The words that the sovereign Pontiff delivered yesterday, 4 June, in Saint Peter’s Square on Pentecost Sunday seemed to me to be very interesting. He addressed all Catholics and said:
“For this to happen, we need to avoid two recurrent temptations. The first temptation seeks diversity without unity. This happens when we want to separate, when we take sides and form parties, when we adopt rigid and airtight positions, when we become locked into our own ideas and ways of doing things, perhaps even thinking that we are better than others, or always in the right. When this happens, we choose the part over the whole, belonging to this or that group before belonging to the Church. We become avid supporters for one side, rather than brothers and sisters in the one Spirit. We become Christians of the “right” or the “left,” before being on the side of Jesus, unbending guardians of the past or the avant-garde of the future before being humble and grateful children of the Church. The result is diversity without unity. The opposite temptation is that of seeking unity without diversity. Here, unity becomes uniformity, where everyone has to do everything together and in the same way, always thinking alike. Unity ends up being homogeneity and no longer freedom.”

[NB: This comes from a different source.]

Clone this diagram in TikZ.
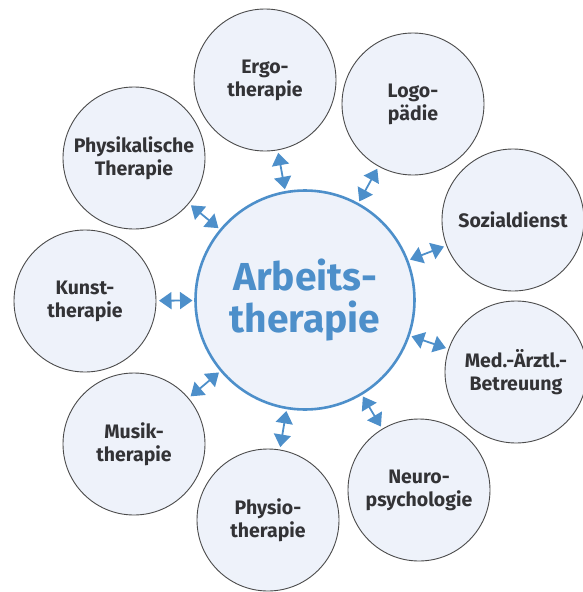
\documentclass[tikz,border=0pt]{standalone}
\usepackage{fontspec}
\setmainfont{Fira Sans}
\usetikzlibrary{arrows.meta}
\definecolor{fillc}{HTML}{EEF2FA}
\definecolor{bluec}{HTML}{4D8FCA}
\definecolor{textc}{HTML}{333336}
\definecolor{edgec}{HTML}{4A4A4A}
\tikzset{
  outer/.style={circle, draw=edgec, line width=0.9pt, fill=fillc, minimum size=142pt, inner sep=0pt, outer sep=0pt, align=center, text=textc, font=\bfseries\fontsize{19.5}{23}\selectfont},
  hub/.style={circle, draw=bluec, line width=2.6pt, fill=fillc, minimum size=219pt, inner sep=0pt, outer sep=0pt, align=center, text=bluec, font=\bfseries\fontsize{39}{42}\selectfont},
  link/.style={draw=bluec, line width=1.8pt, {Triangle[length=12.5pt,width=17pt]}-{Triangle[length=12.5pt,width=17pt]}, shorten <=3pt, shorten >=3pt}
}
\begin{document}
\begin{tikzpicture}[x=1pt,y=-1pt]
\useasboundingbox (0,0) rectangle (582,592);
\node[hub] (c) at (305,300) {Arbeits-\\therapie};
\node[outer] (ergo) at (265,80) {Ergo-\\therapie};
\node[outer] (logo) at (413,104) {Logo-\\pädie};
\node[outer] (sozial) at (513,220) {Sozialdienst};
\node[outer] (med) at (516,372) {Med.-Ärztl.-\\Betreuung};
\node[outer] (neuro) at (419,490) {Neuro-\\psychologie};
\node[outer] (physio) at (268,520) {Physio-\\therapie};
\node[outer] (musik) at (134,444) {Musik-\\therapie};
\node[outer] (kunst) at (85,301) {Kunst-\\therapie};
\node[outer] (physik) at (134,158) {Physikalische\\Therapie};
\foreach \n in {ergo,logo,sozial,med,neuro,physio,musik,kunst,physik}
  \draw[link] (c) -- (\n);
\end{tikzpicture}
\end{document}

I thought that it would be easier to appreciate these words if one were to know some things that I somehow know per chance. Some of them are public, others are not. Those public things are: the decision not to respond in an open and factual dialogue to the requests for clarification, for example, like those presented by four cardinals, the dubia, and supported by many others: cardinals, bishops, simple priests, scholars and laymen, also by petitions and open letters. And instead of responding to them, [the pope is] describing them as rigid; and then there are all the other insults we have heard about in these last years. But then: rewarding only and always priests whose orientation goes into a certain direction, though questionable, with the nomination as a bishop, or even handing them the red hat; neglecting others, though they are deserving due to their holiness of life, fairness of conduct, and fervor of their works; or penalizing an entire bishops’ conference, judged to be too closely linked to the Church’s tradition.
Another piece of information I have knowledge of is confidential, but I feel that I have to report it. Such as the worldwide suggestion to avoid placing priests from certain ecclesial realities – considered too conservative – on the list of episcopal candidacies. Or even, in the case of some great episcopal conferences, the creation of a sort of prohibition list – of course not to be publicized – to exclude from consultations, meetings, and so on, a certain series of cardinals and bishops; and strictly to disallow any candidates for the episcopate they have proposed.
Here, in light of all this, a speciously beautiful exhortation of Pentecost Sunday sounds a bit strange to me. Although it is always possible – it seems to me hard to believe, though – that some operations are managed without the knowledge of the Pontiff, by the characters that gravitate in his power circle.